UK exporters face liability for EU CBAM payments as carbon market dips

Mon 2 Oct 2023
Posted by: Benjamin Roche
Trade News

green planet, trade

Firms exporting from the UK could be forced to pay out when the EU Carbon Border Adjustment Mechanism (CBAM) enters its ‘definitive period’ in 2026, as the UK’s Emission Trading System (UK ETS) prices continue a months-long decline.

Plummeting prices

The FT reported on the fall, with UK emission prices dropping to less than half of the equivalent EU price. The CBAM, designed to ensure markets do not charge emitting exporters at the same rate as the EU, could mean UK firms will have to make up the difference.

Last week’s UK ETS price of £33 per tonne marks the lowest ever rate. It comes following a series of announcements by prime minister Rishi Sunak delaying or scrapping UK net zero targets.

The drop could alarm UK manufacturers in particular, especially those involved in the industries targeted by the CBAM: cement, electricity, fertiliser, iron and steel, aluminium and hydrogen.

Implementation

CBAM entered its initial implementation phase yesterday (1 October), with firms now required to report on the carbon emissions produced by their supply chain or select from a set of estimates if the information is not available.

From 1 January 2026, however, the measures will be fully implemented, and certificates will need to be purchased in order to offset the level of carbon emitted by exporters. This will apply only if the country exporting to the bloc has a carbon price lower than the EU.

Implications

Anna Doherty, senior trade and customs specialist at the Institute of Export and International Trade, said last week that UK firms would need to be aware of the CBAM measures and their implications:

“What businesses need to remember is that, even though we’re no longer in the EU, they might still have responsibilities for compliance because of their supply chains.”

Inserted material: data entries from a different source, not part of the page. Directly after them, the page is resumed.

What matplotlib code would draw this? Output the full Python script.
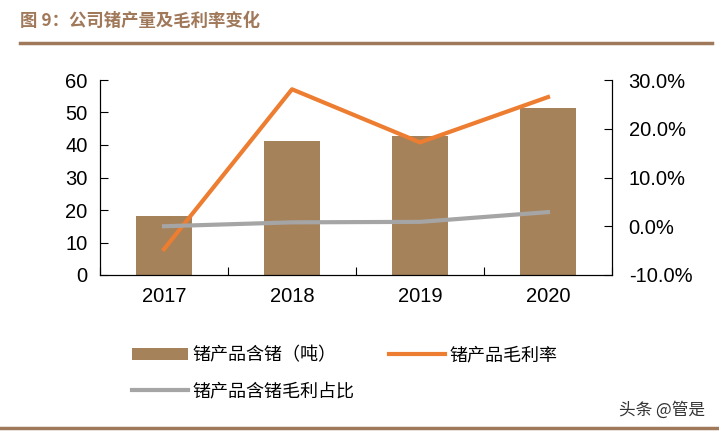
import matplotlib.pyplot as plt
import numpy as np
from matplotlib.lines import Line2D
from matplotlib.ticker import FuncFormatter

plt.rcParams['font.family'] = ['Liberation Sans', 'Noto Sans CJK SC', 'DejaVu Sans']

# ─── data ────────────────────────────────────────────────────────────────────
years = ['2017', '2018', '2019', '2020']
ge_tons = [18.2, 41.2, 42.8, 51.4]            # 锗产品含锗（吨）
gross_margin = [-4.7, 28.1, 17.2, 26.5]        # 锗产品毛利率 (%)
margin_share = [0.0, 0.8, 0.9, 2.9]            # 锗产品含锗毛利占比 (%)

BAR_C = '#A5825A'
ORANGE = '#ED7D31'
GRAY = '#A5A5A5'
BROWN = '#A0785A'
CJK = ['Noto Sans CJK SC', 'DejaVu Sans']

fig = plt.figure(figsize=(7.19, 4.33), dpi=100)
ax = fig.add_axes([100 / 719, 1 - 275 / 433, 512 / 719, 195 / 433])
ax2 = ax.twinx()

x = np.arange(len(years))
bars = ax.bar(x, ge_tons, width=0.44, color=BAR_C, zorder=1)
ln1, = ax2.plot(x, gross_margin, color=ORANGE, lw=3, zorder=3)
ln2, = ax2.plot(x, margin_share, color=GRAY, lw=3, zorder=3)
ax.set_zorder(ax2.get_zorder() - 1)
ax.patch.set_visible(False)

ax.set_xlim(-0.5, 3.5)
ax.set_ylim(0, 60)
ax.set_yticks(range(0, 61, 10))
ax2.set_ylim(-10, 30)
ax2.set_yticks(range(-10, 31, 10))
ax2.yaxis.set_major_formatter(FuncFormatter(lambda v, p: f'{v:.1f}%'))

ax.set_xticks(x)
ax.set_xticklabels(years)
ax.set_xticks(np.arange(-0.5, 4, 1), minor=True)
ax.tick_params(axis='x', which='major', length=0, pad=9, labelsize=14.5)
ax.tick_params(axis='x', which='minor', direction='in', length=6, width=0.8)
ax.tick_params(axis='y', direction='in', length=6, width=0.8, labelsize=14.5, pad=9)
ax2.tick_params(axis='y', direction='in', length=6, width=0.8, labelsize=14.5, pad=12)

for a in (ax, ax2):
    a.spines['top'].set_visible(False)
    for s in ('left', 'right', 'bottom'):
        a.spines[s].set_linewidth(0.8)

# title and rules
fig.text(20 / 719, 1 - 21 / 433, '图 9：公司锗产量及毛利率变化', fontsize=12.5,
         fontweight='bold', color=BROWN, va='center', ha='left', family=CJK)
fig.add_artist(Line2D([20 / 719, 712 / 719], [1 - 43 / 433] * 2, color=BROWN, lw=2.5))
fig.add_artist(Line2D([0, 1], [1 - 428 / 433] * 2, color=BROWN, lw=2.5))

leg = fig.legend([bars, ln2, ln1],
                 ['锗产品含锗（吨）', '锗产品含锗毛利占比', '锗产品毛利率'],
                 ncol=2, loc='upper left', bbox_to_anchor=(116 / 719, 1 - 330 / 433),
                 frameon=False, prop={'family': CJK, 'size': 13},
                 handlelength=3.1, handletextpad=0.25, columnspacing=1.9,
                 labelspacing=1.0)

fig.text(705 / 719, 1 - 410 / 433, '头条 @管是', fontsize=12, color='#333333',
         ha='right', va='center', family=CJK)

fig.savefig('out.png', dpi=100)
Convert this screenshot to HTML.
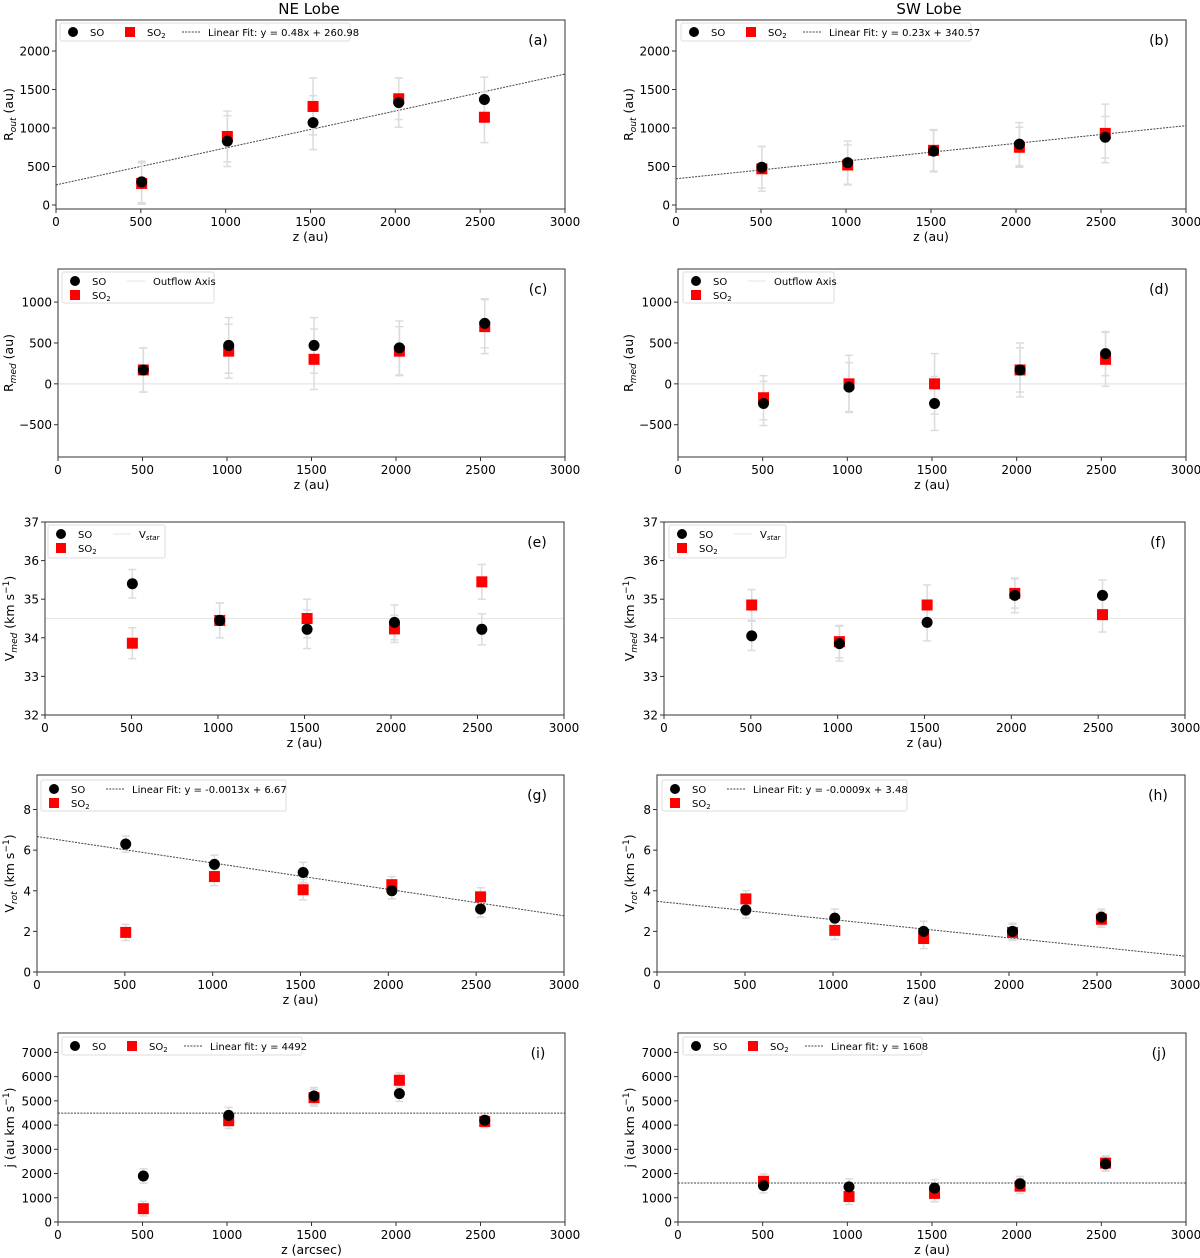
<!DOCTYPE html>
<html><head><meta charset="utf-8"><style>
body{margin:0;background:#fff;}
svg{display:block;font-family:"DejaVu Sans","Liberation Sans",sans-serif;}
</style></head><body>
<svg id="fig" width="1200" height="1258" viewBox="0 0 1200 1258" xmlns="http://www.w3.org/2000/svg">
<text x="309" y="14" font-size="15" text-anchor="middle">NE Lobe</text>
<text x="929" y="14" font-size="15" text-anchor="middle">SW Lobe</text>
</svg>
<script>
const zPos = [505, 1010, 1515, 2020, 2525];
const xTicks = [0, 500, 1000, 1500, 2000, 2500, 3000];
// (a)
const soA = [300, 830, 1070, 1330, 1370];
const soErrA = [270, 330, 350, 320, 290];
const so2A = [280, 890, 1280, 1380, 1140];
const so2ErrA = [270, 330, 370, 270, 330];
const fitA = [0.48, 260.98];
// (b)
const soB = [490, 550, 700, 790, 880];
const soErrB = [270, 280, 270, 280, 270];
const so2B = [470, 520, 710, 750, 930];
const so2ErrB = [290, 260, 270, 260, 380];
const fitB = [0.23, 340.57];
// (c)
const soC = [170, 470, 470, 440, 740];
const soErrC = [270, 340, 340, 330, 300];
const so2C = [170, 400, 300, 400, 700];
const so2ErrC = [270, 330, 370, 300, 330];
const axisC = 0;
// (d)
const soD = [-240, -40, -240, 170, 370];
const soErrD = [270, 300, 330, 270, 270];
const so2D = [-170, 0, 0, 170, 300];
const so2ErrD = [270, 350, 370, 330, 330];
const axisD = 0;
// (e)
const soE = [35.4, 34.45, 34.22, 34.4, 34.22];
const soErrE = [0.37, 0.45, 0.5, 0.45, 0.4];
const so2E = [33.86, 34.45, 34.5, 34.23, 35.45];
const so2ErrE = [0.4, 0.45, 0.5, 0.35, 0.45];
const vstarE = 34.5;
// (f)
const soF = [34.05, 33.85, 34.4, 35.1, 35.1];
const soErrF = [0.38, 0.45, 0.48, 0.45, 0.4];
const so2F = [34.85, 33.9, 34.85, 35.15, 34.6];
const so2ErrF = [0.4, 0.42, 0.52, 0.38, 0.45];
const vstarF = 34.5;
// (g)
const soG = [6.3, 5.3, 4.9, 4.0, 3.1];
const soErrG = [0.4, 0.45, 0.5, 0.4, 0.4];
const so2G = [1.95, 4.7, 4.05, 4.3, 3.7];
const so2ErrG = [0.4, 0.45, 0.5, 0.4, 0.45];
const fitG = [-0.0013, 6.67];
// (h)
const soH = [3.05, 2.65, 2.0, 2.0, 2.7];
const soErrH = [0.4, 0.45, 0.5, 0.4, 0.4];
const so2H = [3.6, 2.05, 1.65, 1.95, 2.6];
const so2ErrH = [0.4, 0.45, 0.5, 0.4, 0.4];
const fitH = [-0.0009, 3.48];
// (i)
const soI = [1900, 4400, 5200, 5300, 4200];
const soErrI = [300, 330, 350, 320, 200];
const so2I = [550, 4180, 5130, 5850, 4150];
const so2ErrI = [300, 320, 350, 300, 250];
const fitI = 4492;
// (j)
const soJ = [1500, 1450, 1400, 1580, 2400];
const soErrJ = [300, 330, 350, 300, 300];
const so2J = [1680, 1050, 1180, 1480, 2430];
const so2ErrJ = [300, 330, 350, 300, 300];
const fitJ = 1608;

const yTicksR = [0, 500, 1000, 1500, 2000];
const yTicksM = [-500, 0, 500, 1000];
const yTicksV = [32, 33, 34, 35, 36, 37];
const yTicksRot = [0, 2, 4, 6, 8];
const yTicksJ = [0, 1000, 2000, 3000, 4000, 5000, 6000, 7000];

const svg = document.getElementById('fig');
const NS = 'http://www.w3.org/2000/svg';
function mk(tag, attrs, parent) {
  const e = document.createElementNS(NS, tag);
  for (const k in attrs) e.setAttribute(k, attrs[k]);
  (parent || svg).appendChild(e);
  return e;
}

const panels = [
 {id:'a', L:56, R:565, T:20, B:209, ymin:-52, ymax:2403, ticks:yTicksR, so:soA, soE:soErrA, so2:so2A, so2E:so2ErrA, fit:fitA, legend:'row', lg:[60,23,350,41], fitLabel:'Linear Fit: y = 0.48x + 260.98', ylab:'R', ysub:'out', ytail:' (au)', ylx:9, xlab:'z (au)'},
 {id:'b', L:676, R:1186, T:20, B:209, ymin:-52, ymax:2403, ticks:yTicksR, so:soB, soE:soErrB, so2:so2B, so2E:so2ErrB, fit:fitB, legend:'row', lg:[681,23,971,41], fitLabel:'Linear Fit: y = 0.23x + 340.57', ylab:'R', ysub:'out', ytail:' (au)', ylx:629, xlab:'z (au)'},
 {id:'c', L:58, R:565, T:269, B:457, ymin:-895, ymax:1405, ticks:yTicksM, so:soC, soE:soErrC, so2:so2C, so2E:so2ErrC, hline:axisC, legend:'col', lg:[62,272,214,303], fitLabel:'Outflow Axis', ylab:'R', ysub:'med', ytail:' (au)', ylx:9, xlab:'z (au)'},
 {id:'d', L:678, R:1186, T:269, B:457, ymin:-895, ymax:1405, ticks:yTicksM, so:soD, soE:soErrD, so2:so2D, so2E:so2ErrD, hline:axisD, legend:'col', lg:[683,272,834,303], fitLabel:'Outflow Axis', ylab:'R', ysub:'med', ytail:' (au)', ylx:629, xlab:'z (au)'},
 {id:'e', L:45, R:564, T:522, B:715, ymin:32, ymax:37, ticks:yTicksV, so:soE, soE:soErrE, so2:so2E, so2E:so2ErrE, hline:vstarE, legend:'col', lg:[48,525,165,558], fitLabel:'V', fitSub:'star', ylab:'V', ysub:'med', ytail:' (km s', ysup:true, ylx:10, xlab:'z (au)'},
 {id:'f', L:664, R:1185, T:522, B:715, ymin:32, ymax:37, ticks:yTicksV, so:soF, soE:soErrF, so2:so2F, so2E:so2ErrF, hline:vstarF, legend:'col', lg:[669,525,786,558], fitLabel:'V', fitSub:'star', ylab:'V', ysub:'med', ytail:' (km s', ysup:true, ylx:630, xlab:'z (au)'},
 {id:'g', L:37, R:564, T:775, B:972, ymin:0, ymax:9.7, ticks:yTicksRot, so:soG, soE:soErrG, so2:so2G, so2E:so2ErrG, fit:fitG, legend:'col', lg:[41,780,286,811], fitLabel:'Linear Fit: y = -0.0013x + 6.67', ylab:'V', ysub:'rot', ytail:' (km s', ysup:true, ylx:10, xlab:'z (au)'},
 {id:'h', L:657, R:1185, T:775, B:972, ymin:0, ymax:9.7, ticks:yTicksRot, so:soH, soE:soErrH, so2:so2H, so2E:so2ErrH, fit:fitH, legend:'col', lg:[662,780,907,811], fitLabel:'Linear Fit: y = -0.0009x + 3.48', ylab:'V', ysub:'rot', ytail:' (km s', ysup:true, ylx:630, xlab:'z (au)'},
 {id:'i', L:58, R:565, T:1033, B:1222, ymin:0, ymax:7800, ticks:yTicksJ, so:soI, soE:soErrI, so2:so2I, so2E:so2ErrI, fitC:fitI, legend:'row', lg:[62,1037,302,1055], fitLabel:'Linear fit: y = 4492', ylab:'j (au km s', ysup:true, ylx:10, xlab:'z (arcsec)'},
 {id:'j', L:678, R:1186, T:1033, B:1222, ymin:0, ymax:7800, ticks:yTicksJ, so:soJ, soE:soErrJ, so2:so2J, so2E:so2ErrJ, fitC:fitJ, legend:'row', lg:[683,1037,922,1055], fitLabel:'Linear fit: y = 1608', ylab:'j (au km s', ysup:true, ylx:630, xlab:'z (au)'}
];

function drawCircle(g, x, y, name) {
  const c = mk('circle', {cx:x, cy:y, r:5.5, fill:'#000'}, g);
  
  
}
function drawSquare(g, x, y, name) {
  const r = mk('rect', {x:x-5.5, y:y-5.5, width:11, height:11, fill:'#f00'}, g);
  
  
}
function errBar(g, x, y1, y2, name) {
  const e = mk('g', {stroke:'#dcdcdc', 'stroke-width':1.5}, g);
  
  
  mk('line', {x1:x, x2:x, y1:y1, y2:y2}, e);
  mk('line', {x1:x-4, x2:x+4, y1:y1, y2:y1}, e);
  mk('line', {x1:x-4, x2:x+4, y1:y2, y2:y2}, e);
}

panels.forEach(p => {
  const g = mk('g', {});
  
  
  const xs = v => p.L + (v / 3000) * (p.R - p.L);
  const ys = v => p.B - (v - p.ymin) / (p.ymax - p.ymin) * (p.B - p.T);
  const defs = mk('clipPath', {id:'clip' + p.id}, g);
  mk('rect', {x:p.L, y:p.T, width:p.R - p.L, height:p.B - p.T}, defs);
  const plot = mk('g', {'clip-path':'url(#clip' + p.id + ')'}, g);

  // reference lines
  if (p.hline !== undefined) {
    const l = mk('line', {x1:p.L, x2:p.R, y1:ys(p.hline), y2:ys(p.hline), stroke:'#e6e6e6', 'stroke-width':1.2}, plot);
    
    
  }
  if (p.fit) {
    const l = mk('line', {x1:xs(0), x2:xs(3000), y1:ys(p.fit[1]), y2:ys(p.fit[0] * 3000 + p.fit[1]), stroke:'#444', 'stroke-width':1, 'stroke-dasharray':'2,1.2'}, plot);
    
    
  }
  if (p.fitC !== undefined) {
    const l = mk('line', {x1:p.L, x2:p.R, y1:ys(p.fitC), y2:ys(p.fitC), stroke:'#444', 'stroke-width':1, 'stroke-dasharray':'2,1.2'}, plot);
    
    
  }
  // error bars
  zPos.forEach((z, i) => {
    errBar(plot, xs(z), ys(p.so[i] - p.soE[i]), ys(p.so[i] + p.soE[i]), 'so-error-bar');
    errBar(plot, xs(z), ys(p.so2[i] - p.so2E[i]), ys(p.so2[i] + p.so2E[i]), 'so2-error-bar');
  });
  zPos.forEach((z, i) => {
    drawSquare(plot, xs(z), ys(p.so2[i]), 'so2-point');
    drawCircle(plot, xs(z), ys(p.so[i]), 'so-point');
  });
  // frame
  const fr = mk('rect', {x:p.L, y:p.T, width:p.R - p.L, height:p.B - p.T, fill:'none', stroke:'#333', 'stroke-width':1}, g);
  
  
  // x ticks
  xTicks.forEach(t => {
    const x = xs(t);
    mk('line', {x1:x, x2:x, y1:p.B, y2:p.B + 4, stroke:'#333'}, g);
    const tx = mk('text', {x:x, y:p.B + 17, 'font-size':12, 'text-anchor':'middle'}, g);
    tx.textContent = t;
    
    
  });
  p.ticks.forEach(t => {
    const y = ys(t);
    mk('line', {x1:p.L - 4, x2:p.L, y1:y, y2:y, stroke:'#333'}, g);
    const tx = mk('text', {x:p.L - 6, y:y + 4.5, 'font-size':12, 'text-anchor':'end'}, g);
    tx.textContent = t < 0 ? '\u2212' + Math.abs(t) : t;
    
    
  });
  // x label
  const xl = mk('text', {x:(p.L + p.R) / 2, y:p.B + 32, 'font-size':12.5, 'text-anchor':'middle'}, g);
  xl.textContent = p.xlab;
  
  
  // y label
  const cy = (p.T + p.B) / 2;
  const yl = mk('text', {x:0, y:0, 'font-size':12.5, 'text-anchor':'middle', transform:'translate(' + (p.ylx + 4) + ',' + cy + ') rotate(-90)'}, g);
  
  
  let t1 = mk('tspan', {}, yl); t1.textContent = p.ylab;
  if (p.ysub) { const s = mk('tspan', {'font-size':9, 'font-style':'italic', dy:3}, yl); s.textContent = p.ysub; const r = mk('tspan', {dy:-3}, yl); r.textContent = p.ytail; }
  if (p.ysup) { const s = mk('tspan', {'font-size':9, dy:-5}, yl); s.textContent = '\u22121'; const r = mk('tspan', {dy:5}, yl); r.textContent = ')'; }
  // panel label
  const pl = mk('text', {x:p.R - 27, y:p.T + 25, 'font-size':14, 'text-anchor':'middle'}, g);
  pl.textContent = '(' + p.id + ')';
  
  
  // legend
  const lg = mk('g', {}, g);
  
  
  const [lx, ly, rx, by] = p.lg;
  mk('rect', {x:lx, y:ly, width:rx - lx, height:by - ly, fill:'#fff', stroke:'#ddd', rx:2}, lg);
  let soX, soY, so2X, so2Y, fX, fY;
  if (p.legend === 'row') {
    soY = so2Y = fY = (ly + by) / 2;
    soX = lx + 13; so2X = lx + 70; fX = lx + 122;
  } else {
    soX = so2X = lx + 13; soY = ly + 9; so2Y = ly + 23;
    fX = lx + 65; fY = soY;
  }
  const e1 = mk('circle', {cx:soX, cy:soY, r:5, fill:'#000'}, lg);
   
  const t1l = mk('text', {x:soX + 17, y:soY + 4, 'font-size':10}, lg); t1l.textContent = 'SO';
   
  const e2 = mk('rect', {x:so2X - 5, y:so2Y - 5, width:10, height:10, fill:'#f00'}, lg);
   
  const t2l = mk('text', {x:so2X + 17, y:so2Y + 4, 'font-size':10}, lg);
   
  const a = mk('tspan', {}, t2l); a.textContent = 'SO';
  const b = mk('tspan', {'font-size':7, dy:2}, t2l); b.textContent = '2';
  const isRef = p.hline !== undefined;
  mk('line', {x1:fX, x2:fX + 18, y1:fY, y2:fY, stroke:isRef ? '#e6e6e6' : '#444', 'stroke-width':1, 'stroke-dasharray':isRef ? '' : '2,1.2'}, lg);
  const t3 = mk('text', {x:fX + 26, y:fY + 4, 'font-size':10}, lg);
   
  const c1 = mk('tspan', {}, t3); c1.textContent = p.fitLabel;
  if (p.fitSub) { const c2 = mk('tspan', {'font-size':7, 'font-style':'italic', dy:2}, t3); c2.textContent = p.fitSub; }
});
</script>
</body></html>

Marcus Ferdinand, chief analyst at Veyt, a carbon consultancy, told the FT:

“The total UK exporters would pay to the EU could easily rise into the hundreds of millions of pounds by early next decade, if the gap in carbon prices remains.”

Government response

A response from the Department for Energy Security and Net Zero cited a cut to the UK ETS emission cap starting next year. However, extra carbon allowances for businesses, to be released between 2024 and 2027, also kept carbon prices sliding when both measures were announced in July.